We have the same problem with math savants who can calculate extremely large sums or products in their heads without (according to them) knowing how they are doing it. Clearly, they don’t have the famed “understanding” of what they are doing. But they can do it all the same: just like the Chinese box example suggests a computer does (at its best). Some strange mechanism is at work here, yet it runs on the same general hardware/software as all the rest of the human mind: is there a connection?

Along these lines, we have plenty of fascinating examples of what happens when whatever it is that makes the human mind function as it does partially breaks down. The title story of Oliver Sacks’ “The Man Who Mistook His Wife For a Hat” is very illustrative here. Are stories like this evidence for the human mind’s rooting in complex algorithms that can come undone, leading to massive and uncorrectable misunderstanding? If there is no “mechanism” to consciousness, then how can it “break” in such a strange way?

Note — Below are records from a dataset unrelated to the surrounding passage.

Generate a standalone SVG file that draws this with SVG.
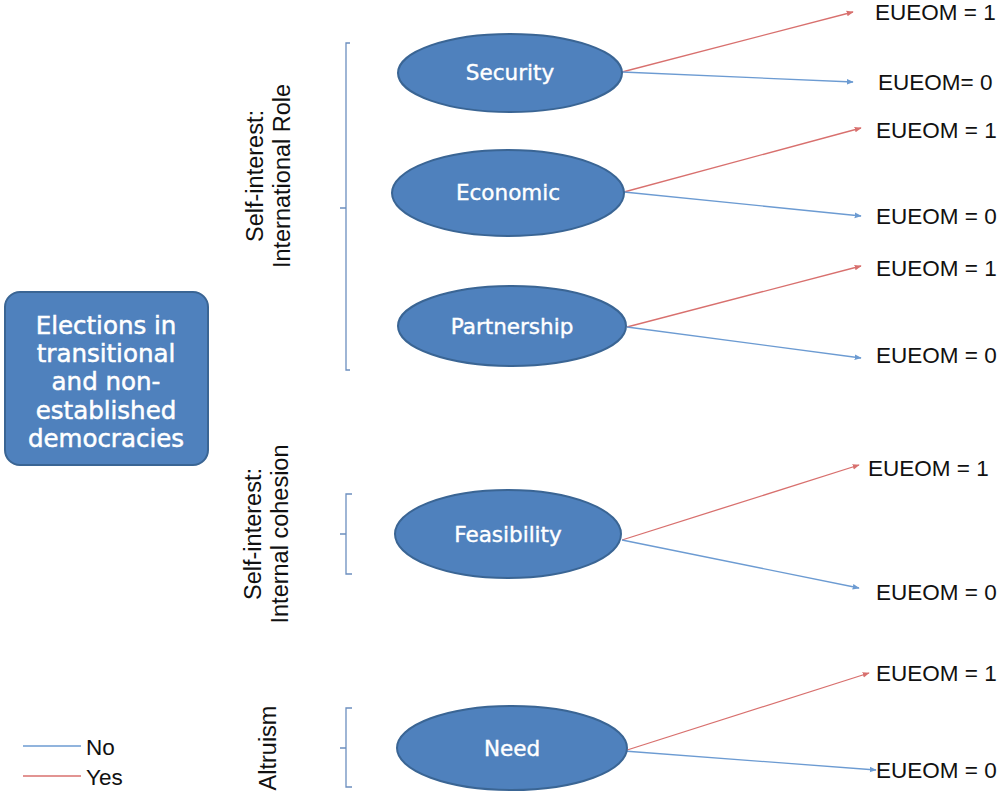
<svg xmlns="http://www.w3.org/2000/svg" width="1001" height="796" viewBox="0 0 1001 796">
  <defs>
    <marker id="arrRed" viewBox="0 0 10 10" refX="9" refY="5" markerWidth="7" markerHeight="7" orient="auto" markerUnits="userSpaceOnUse">
      <path d="M0,1 L10,5 L0,9 z" fill="#D8706E"/>
    </marker>
    <marker id="arrBlue" viewBox="0 0 10 10" refX="9" refY="5" markerWidth="7" markerHeight="7" orient="auto" markerUnits="userSpaceOnUse">
      <path d="M0,1 L10,5 L0,9 z" fill="#6C9BD2"/>
    </marker>
  </defs>
  <style>
    .node { fill: #4F81BD; stroke: #3A6594; stroke-width: 2; }
    .nlabel { font-family: "DejaVu Sans", sans-serif; font-size: 21.5px; fill: #FFFFFF; stroke: #FFFFFF; stroke-width: 0.4; text-anchor: middle; dominant-baseline: central; }
    .blabel { font-family: "DejaVu Sans", sans-serif; font-size: 24.5px; fill: #FFFFFF; stroke: #FFFFFF; stroke-width: 0.5; text-anchor: middle; }
    .out { font-family: "Liberation Sans", Arial, sans-serif; font-size: 22.5px; fill: #111111; dominant-baseline: central; }
    .cat { font-family: "Liberation Sans", Arial, sans-serif; font-size: 23.5px; fill: #111111; text-anchor: middle; }
    .yes { stroke: #D8706E; stroke-width: 1.3; fill: none; marker-end: url(#arrRed); }
    .no { stroke: #6C9BD2; stroke-width: 1.3; fill: none; marker-end: url(#arrBlue); }
    .brace { stroke: #6C8FBF; stroke-width: 1.3; fill: none; }
  </style>
  <rect width="1001" height="796" fill="#FFFFFF"/>

  <!-- root box -->
  <g id="root">
    <rect class="node" x="5" y="292" width="203" height="173" rx="15"/>
    <text class="blabel" x="106" y="334">Elections in</text>
    <text class="blabel" x="106" y="362">transitional</text>
    <text class="blabel" x="106" y="390">and non-</text>
    <text class="blabel" x="106" y="419">established</text>
    <text class="blabel" x="106" y="447">democracies</text>
  </g>

  <!-- category brackets and labels -->
  <g id="cat-international">
    <path class="brace" d="M350,43 H346 V370 H350 M346,208 H340"/>
    <text class="cat" transform="translate(263,176) rotate(-90)">Self-interest:</text>
    <text class="cat" transform="translate(290,176) rotate(-90)">International Role</text>
  </g>
  <g id="cat-internal">
    <path class="brace" d="M352,494 H346 V574 H352 M346,534 H340"/>
    <text class="cat" transform="translate(261,534) rotate(-90)">Self-interest:</text>
    <text class="cat" transform="translate(288,534) rotate(-90)">Internal cohesion</text>
  </g>
  <g id="cat-altruism">
    <path class="brace" d="M352,708 H346 V787 H352 M346,748 H340"/>
    <text class="cat" transform="translate(276,748) rotate(-90)">Altruism</text>
  </g>

  <!-- connectors -->
  <g id="connectors">
    <line class="yes" x1="622" y1="72" x2="853" y2="12"/>
    <line class="no" x1="622" y1="72" x2="853" y2="82"/>
    <line class="yes" x1="624" y1="192" x2="861" y2="128"/>
    <line class="no" x1="624" y1="192" x2="861" y2="216"/>
    <line class="yes" x1="627" y1="327" x2="861" y2="266"/>
    <line class="no" x1="627" y1="327" x2="861" y2="358"/>
    <line class="yes" x1="622" y1="540" x2="859" y2="465"/>
    <line class="no" x1="622" y1="540" x2="859" y2="588"/>
    <line class="yes" x1="624" y1="751" x2="869" y2="673"/>
    <line class="no" x1="624" y1="751" x2="876" y2="770"/>
  </g>

  <!-- factor nodes -->
  <g id="security">
    <ellipse class="node" cx="510" cy="73" rx="112" ry="39"/>
    <text class="nlabel" x="510" y="72">Security</text>
  </g>
  <g id="economic">
    <ellipse class="node" cx="508" cy="193" rx="116" ry="43"/>
    <text class="nlabel" x="508" y="192">Economic</text>
  </g>
  <g id="partnership">
    <ellipse class="node" cx="512" cy="326" rx="114" ry="40"/>
    <text class="nlabel" x="512" y="326">Partnership</text>
  </g>
  <g id="feasibility">
    <ellipse class="node" cx="508" cy="534" rx="113" ry="44"/>
    <text class="nlabel" x="508" y="534">Feasibility</text>
  </g>
  <g id="need">
    <ellipse class="node" cx="512" cy="748" rx="115" ry="42"/>
    <text class="nlabel" x="512" y="748">Need</text>
  </g>

  <!-- outcomes -->
  <g id="outcomes">
    <text class="out" x="875" y="12">EUEOM = 1</text>
    <text class="out" x="878" y="82">EUEOM= 0</text>
    <text class="out" x="876" y="130">EUEOM = 1</text>
    <text class="out" x="876" y="216">EUEOM = 0</text>
    <text class="out" x="876" y="268">EUEOM = 1</text>
    <text class="out" x="876" y="355">EUEOM = 0</text>
    <text class="out" x="868" y="468">EUEOM = 1</text>
    <text class="out" x="876" y="592">EUEOM = 0</text>
    <text class="out" x="876" y="673">EUEOM = 1</text>
    <text class="out" x="876" y="770">EUEOM = 0</text>
  </g>

  <!-- legend -->
  <g id="legend">
    <line x1="23" y1="746" x2="81" y2="746" stroke="#6C9BD2" stroke-width="1.3"/>
    <line x1="23" y1="776" x2="81" y2="776" stroke="#D8706E" stroke-width="1.3"/>
    <text class="out" x="86" y="747">No</text>
    <text class="out" x="86" y="777">Yes</text>
  </g>
</svg>
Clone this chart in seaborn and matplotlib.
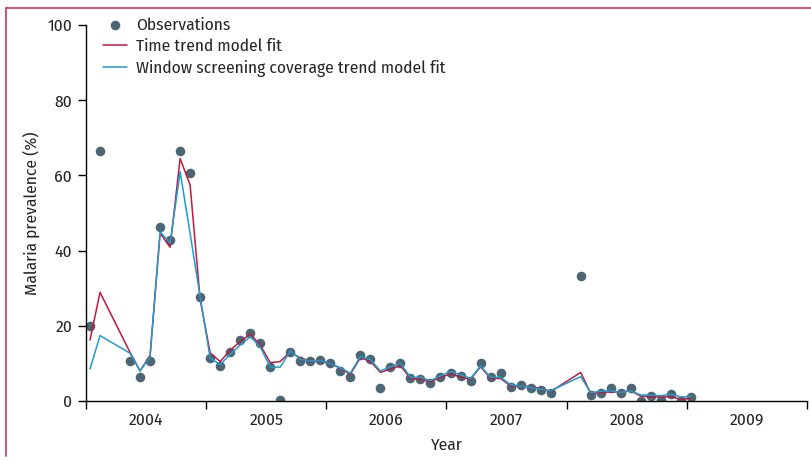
import matplotlib
matplotlib.use("Agg")
import matplotlib.pyplot as plt
import matplotlib.ticker as mticker
from matplotlib.lines import Line2D
import numpy as np
import pandas as pd
import seaborn as sns

# Months since January 2004 at which observations were made
month_index = [0, 1, 4, 5, 6, 7, 8, 9, 10, 11, 12, 13, 14, 15, 16, 17, 18, 19, 20,
               21, 22, 23, 24, 25, 26, 27, 28, 29, 30, 31, 32, 33, 34, 35, 36, 37,
               38, 39, 40, 41, 42, 43, 44, 45, 46, 49, 50, 51, 52, 53, 54, 55, 56,
               57, 58, 59, 60]

observations = [20.0, 66.4, 10.6, 6.3, 10.7, 46.3, 42.8, 66.4, 60.6, 27.7, 11.4, 9.4,
                13.0, 16.2, 18.0, 15.3, 9.0, 0.2, 13.0, 10.6, 10.6, 10.9, 10.2, 8.0,
                6.5, 12.2, 11.3, 3.4, 9.1, 10.2, 6.0, 5.8, 4.7, 6.3, 7.5, 6.6, 5.3,
                10.2, 6.5, 7.4, 3.8, 4.3, 3.4, 2.9, 2.0, 33.3, 1.6, 2.0, 3.4, 2.0,
                3.4, 0.1, 1.3, 0.3, 1.9, 0.1, 1.1]

time_trend_fit = [16.2, 28.9, 12.9, 8.0, 12.2, 44.6, 40.9, 64.5, 57.4, 27.0, 12.8, 10.5,
                  13.5, 15.8, 17.8, 14.9, 10.2, 10.5, 13.1, 11.4, 10.7, 10.5, 10.0, 8.7,
                  7.1, 11.5, 10.6, 7.6, 8.5, 9.4, 6.0, 5.8, 5.1, 6.3, 7.2, 6.4, 5.8,
                  9.1, 6.0, 6.0, 4.0, 4.0, 3.8, 3.4, 2.5, 7.6, 2.0, 2.3, 2.4, 2.4,
                  2.7, 1.3, 1.1, 1.1, 1.1, 0.5, 0.7]

window_fit = [8.5, 17.4, 12.7, 8.0, 11.8, 45.0, 42.0, 61.0, 44.5, 27.7, 11.4, 9.7,
              12.4, 14.9, 17.1, 14.4, 9.0, 9.0, 13.3, 11.1, 10.7, 10.7, 10.0, 8.8,
              7.4, 11.8, 11.0, 8.0, 9.1, 10.0, 6.3, 6.3, 5.4, 6.7, 7.8, 7.0, 6.0,
              9.3, 6.3, 6.3, 4.3, 4.0, 3.6, 3.2, 2.7, 6.5, 2.2, 2.6, 2.7, 2.3,
              2.7, 1.6, 1.6, 1.4, 1.8, 1.1, 1.2]

year_labels = ["2004", "2005", "2006", "2007", "2008", "2009"]
y_ticks = [0, 20, 40, 60, 80, 100]

start_year = 2004
df = pd.DataFrame({
    "t": [start_year + (m + 0.4) / 12 for m in month_index],
    "obs": observations,
    "time_fit": time_trend_fit,
    "window_fit": window_fit,
})

sns.set_theme(style="ticks")
plt.rcParams["font.family"] = ["Fira Sans Condensed", "PT Sans Narrow", "Asap Condensed",
                               "Barlow Semi Condensed", "Archivo Narrow", "DejaVu Sans"]

RED = "#c3173f"
BLUE = "#1c9dcc"
DOT = "#4d6673"
FRAME = "#d3325f"
FS = 12.5

fig = plt.figure(figsize=(8.11, 4.62), dpi=100)
ax = fig.add_axes([86 / 811, 1 - 401 / 462, (807 - 86) / 811, (401 - 25) / 462])

sns.scatterplot(data=df, x="t", y="obs", ax=ax, color=DOT, s=48, linewidth=0,
                zorder=2, label="Observations")
sns.lineplot(data=df, x="t", y="time_fit", ax=ax, color=RED, lw=1.1, sort=False,
             estimator=None, zorder=3, label="Time trend model fit")
sns.lineplot(data=df, x="t", y="window_fit", ax=ax, color=BLUE, lw=1.1, sort=False,
             estimator=None, zorder=4, label="Window screening coverage trend model fit")

ax.set_xlim(2004, 2010)
ax.set_ylim(0, 100)
ax.set_xticks(np.arange(2004, 2011))
ax.xaxis.set_major_formatter(mticker.NullFormatter())
ax.set_xticks(np.arange(2004.5, 2010, 1), minor=True)
ax.set_xticklabels(year_labels, minor=True)
ax.tick_params(axis="x", which="minor", length=0, pad=8, labelsize=FS)
ax.tick_params(axis="x", which="major", length=6, width=1, color="black")
ax.set_yticks(y_ticks)
ax.tick_params(axis="y", length=6, width=1, color="black", labelsize=FS, pad=4)
for s in ["left", "bottom"]:
    ax.spines[s].set_linewidth(1.0)
    ax.spines[s].set_color("black")
sns.despine(ax=ax)

ax.set_xlabel("Year", fontsize=FS, labelpad=7)
ax.set_ylabel("Malaria prevalence (%)", fontsize=FS, labelpad=5)

leg = ax.legend(loc="upper left", bbox_to_anchor=(0.014, 1.04), frameon=False,
                fontsize=FS, handlelength=1.4, handletextpad=0.5, labelspacing=0.33,
                borderaxespad=0)

# Journal frame lines (top and left)
fig.add_artist(Line2D([6 / 811, 1], [1 - 8 / 462, 1 - 8 / 462], color=FRAME, lw=1.2,
                      transform=fig.transFigure))
fig.add_artist(Line2D([6 / 811, 6 / 811], [1 - 8 / 462, 1 - 456 / 462], color=FRAME,
                      lw=1.2, transform=fig.transFigure))

fig.savefig("out.png", dpi=100)
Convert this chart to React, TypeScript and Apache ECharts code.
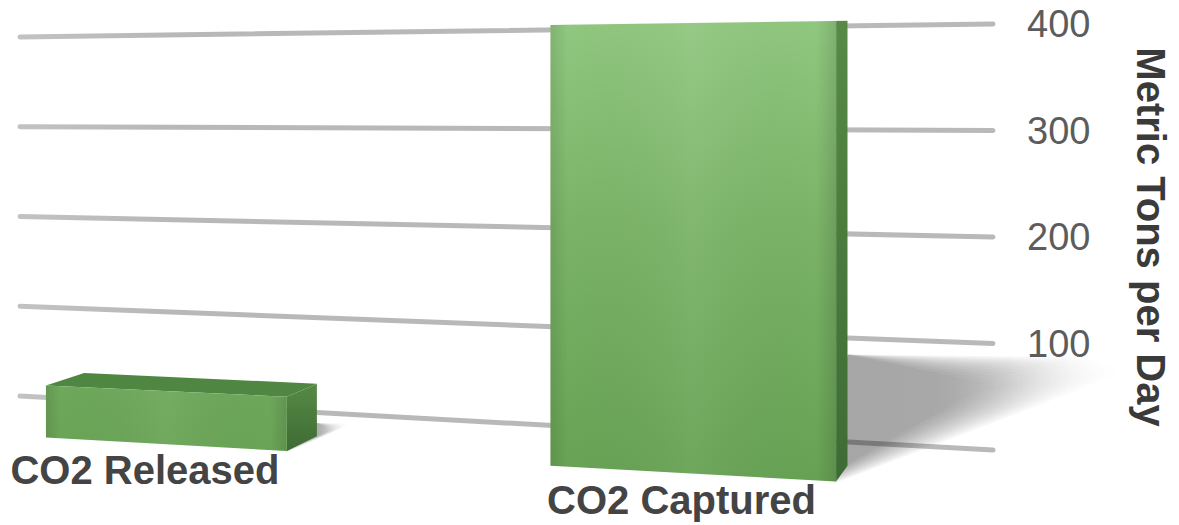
import React, { useEffect, useRef } from 'react';
import * as echarts from 'echarts';

// ---- data ----
const categories = ['CO2 Released', 'CO2 Captured'];
const tonsPerDay = [52, 405];
const yTicks = [0, 100, 200, 300, 400];
const axisTitle = 'Metric Tons per Day';

// ---- view (perspective) constants ----
const VIEW = {
  farScale: 0.843, // vertical scale of the wall at its far (left) edge
  convergeFrac: 0.193, // y where gridlines converge, fraction of grid height
  vpXFrac: 1.1887, // depth vanishing point x, fraction of grid width
  vpYOffset: -9, // depth vanishing point y relative to grid top
  front: 1.09,
  back: 1.053,
  label: 1.11,
  barFrac: 0.586,
  barShift: 0.03,
};

const FONT = '"Liberation Sans", Arial, Helvetica, sans-serif';

function makeProjector(params: any, api: any) {
  const cs = params.coordSys;
  const H = cs.y + VIEW.convergeFrac * cs.height;
  const vp = [cs.x + VIEW.vpXFrac * cs.width, cs.y + VIEW.vpYOffset];
  const wall = (t: number, val: number) => {
    const yR = api.coord([0, val])[1];
    const yL = H + (yR - H) * VIEW.farScale;
    return [cs.x + t * cs.width, yL + (yR - yL) * t];
  };
  const layer = (p: number[], s: number) => [vp[0] + (p[0] - vp[0]) * s, vp[1] + (p[1] - vp[1]) * s];
  return { cs, wall, layer };
}

export default function App() {
  const ref = useRef<HTMLDivElement>(null);
  useEffect(() => {
    if (!ref.current) return;
    const chart = echarts.init(ref.current, undefined, { renderer: 'svg' });

    const gridRender = (params: any, api: any) => {
      const { wall } = makeProjector(params, api);
      const v = api.value(1);
      const a = wall(0, v);
      const b = wall(1, v);
      return {
        type: 'line',
        shape: { x1: a[0], y1: a[1], x2: b[0] + 4, y2: b[1] },
        style: {
          stroke: new echarts.graphic.LinearGradient(0, 0, 1, 0, [
            { offset: 0, color: '#c2c2c2' },
            { offset: 0.15, color: '#b8b8b8' },
            { offset: 1, color: '#b9b9b9' },
          ]),
          lineWidth: 5,
          lineCap: 'round',
        },
      };
    };

    const barRender = (params: any, api: any) => {
      const { cs, wall, layer } = makeProjector(params, api);
      const idx = api.value(0);
      const v = api.value(1);
      const xc = api.coord([idx, 0])[0];
      const band = api.size([1, 0])[0];
      const tC = (xc - cs.x) / cs.width;
      const ls = VIEW.farScale + (1 - VIEW.farScale) * tC;
      const half = (VIEW.barFrac * band * ls * ls) / 2;
      const xcw = xc - VIEW.barShift * band * ls;
      const t0 = (xcw - half - cs.x) / cs.width;
      const t1 = (xcw + half - cs.x) / cs.width;

      const A = wall(t0, 0), B = wall(t1, 0), C = wall(t1, v), D = wall(t0, v);
      const Af = layer(A, VIEW.front), Bf = layer(B, VIEW.front), Cf = layer(C, VIEW.front), Df = layer(D, VIEW.front);
      const Bb = layer(B, VIEW.back), Cb = layer(C, VIEW.back), Db = layer(D, VIEW.back);

      const children: any[] = [];

      // soft cast shadow: left edge fixed at the bar, far end feathered
      const h = Af[1] - Df[1];
      const L = 0.63 * h;
      const sTop = layer(wall(t1, v * 0.25), VIEW.back);
      const sBot = [Bf[0] - 2, Bf[1] + 2];
      const far = [
        [sTop[0] + 0.85 * L, sTop[1] + 0.01 * L],
        [sTop[0] + L, sTop[1] + 0.06 * L],
        [sTop[0] + 0.85 * L, sTop[1] + 0.12 * L],
      ];
      const anchor = [sTop[0] - 6, sTop[1] + 0.3 * (sBot[1] - sTop[1])];
      const N = 12;
      for (let i = 0; i < N; i++) {
        const su = 1 - i * 0.04;
        const sw = 1 - i * 0.06;
        const p = far.map((q) => [anchor[0] + (q[0] - anchor[0]) * su, anchor[1] + (q[1] - anchor[1]) * sw]);
        const bot = [sBot[0], anchor[1] + (sBot[1] - anchor[1]) * (1 - i * 0.012)];
        children.push({
          type: 'polygon',
          shape: { points: [sTop, p[0], p[1], p[2], bot] },
          style: {
            fill: new echarts.graphic.LinearGradient(0, 0, 1, 0, [
              { offset: 0, color: 'rgba(0,0,0,0.036)' },
              { offset: 0.6, color: 'rgba(0,0,0,0.034)' },
              { offset: 1, color: 'rgba(0,0,0,0)' },
            ]),
          },
        });
      }

      // top face
      children.push({
        type: 'polygon',
        shape: { points: [Df, Cf, Cb, Db] },
        style: { fill: '#4f8641' },
      });
      // right side face
      children.push({
        type: 'polygon',
        shape: { points: [Bf, Cf, Cb, Bb] },
        style: {
          fill: new echarts.graphic.LinearGradient(0, 0, 0, 1, [
            { offset: 0, color: '#568a46' },
            { offset: 1, color: '#3e6b34' },
          ]),
        },
      });
      // front face
      children.push({
        type: 'polygon',
        shape: { points: [Af, Bf, Cf, Df] },
        style: {
          fill: new echarts.graphic.LinearGradient(
            0, cs.y, 0, cs.y + cs.height + 30,
            [
              { offset: 0, color: '#90c77f' },
              { offset: 0.45, color: '#7ab367' },
              { offset: 1, color: '#67a254' },
            ],
            true
          ),
        },
      });
      // front sheen
      children.push({
        type: 'polygon',
        shape: { points: [Af, Bf, Cf, Df] },
        style: {
          fill: new echarts.graphic.LinearGradient(0, 0, 1, 0, [
            { offset: 0, color: 'rgba(0,0,0,0.10)' },
            { offset: 0.06, color: 'rgba(0,0,0,0)' },
            { offset: 0.5, color: 'rgba(255,255,255,0.05)' },
            { offset: 0.93, color: 'rgba(0,0,0,0)' },
            { offset: 1, color: 'rgba(0,0,0,0.12)' },
          ]),
        },
      });

      // category label, centred under the bar's front face
      const lp = layer([(A[0] + B[0]) / 2, (A[1] + B[1]) / 2], VIEW.label);
      children.push({
        type: 'text',
        style: {
          text: categories[idx],
          x: lp[0] - 3,
          y: lp[1] - 2,
          fill: '#444444',
          fontSize: 40,
          fontWeight: 'bold',
          fontFamily: FONT,
          align: 'center',
          verticalAlign: 'top',
        },
      });

      return { type: 'group', children };
    };

    chart.setOption({
      animation: false,
      backgroundColor: '#ffffff',
      grid: { left: 20, right: 189, top: 24, bottom: 75 },
      xAxis: {
        type: 'category',
        data: categories,
        axisLine: { show: false },
        axisTick: { show: false },
        axisLabel: { show: false },
        splitLine: { show: false },
      },
      yAxis: {
        type: 'value',
        position: 'right',
        min: 0,
        max: 400,
        interval: 100,
        axisLine: { show: false },
        axisTick: { show: false },
        splitLine: { show: false },
        axisLabel: {
          margin: 38,
          fontSize: 38,
          color: '#5c5c5c',
          fontFamily: FONT,
          formatter: (val: number) => (val === 0 ? '' : String(val)),
        },
        name: axisTitle,
        nameLocation: 'middle',
        nameRotate: -90,
        nameGap: 142,
        nameTextStyle: { fontSize: 40, fontWeight: 'bold', color: '#3a3a3a', fontFamily: FONT },
      },
      series: [
        {
          type: 'custom',
          z: 1,
          silent: true,
          data: yTicks.map((t) => [0, t]),
          encode: { x: 0, y: 1 },
          renderItem: gridRender,
        },
        {
          type: 'custom',
          z: 3,
          data: tonsPerDay.map((v, i) => [i, v]),
          encode: { x: 0, y: 1 },
          renderItem: barRender,
        },
      ],
    });
    return () => chart.dispose();
  }, []);
  return (
    <div
      ref={ref}
      style={{ position: 'fixed', left: 0, top: 0, width: 1179, height: 525, background: '#fff' }}
    />
  );
}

Not a lot of good answers here, I’m afriad. Searle hasn’t even begun to convince me (I have no idea what he means by “mental contents” and I don’t think he does either), but then his detractors haven’t made much of a case for their own shill.

Robertliguori

After reading some of your comments on responses, I’m wondering whether you meant artificial consciousness, rather than artificial intelligence.

And thus we illustrate a reason that this debate will never be resolved.

There is no consensus as to what are meaningful definitions of “intelligence” or “consciousness” or “self”. Let alone how to measure if such have been achieved.

In my book AI HAS been achieved as I agree with Pinker that all intelligence means is the ability to solve novel problems in pursuit of a goal. Not that it looks or acts human (ala Turing). Nor as good at particular kinds of problems as humans are.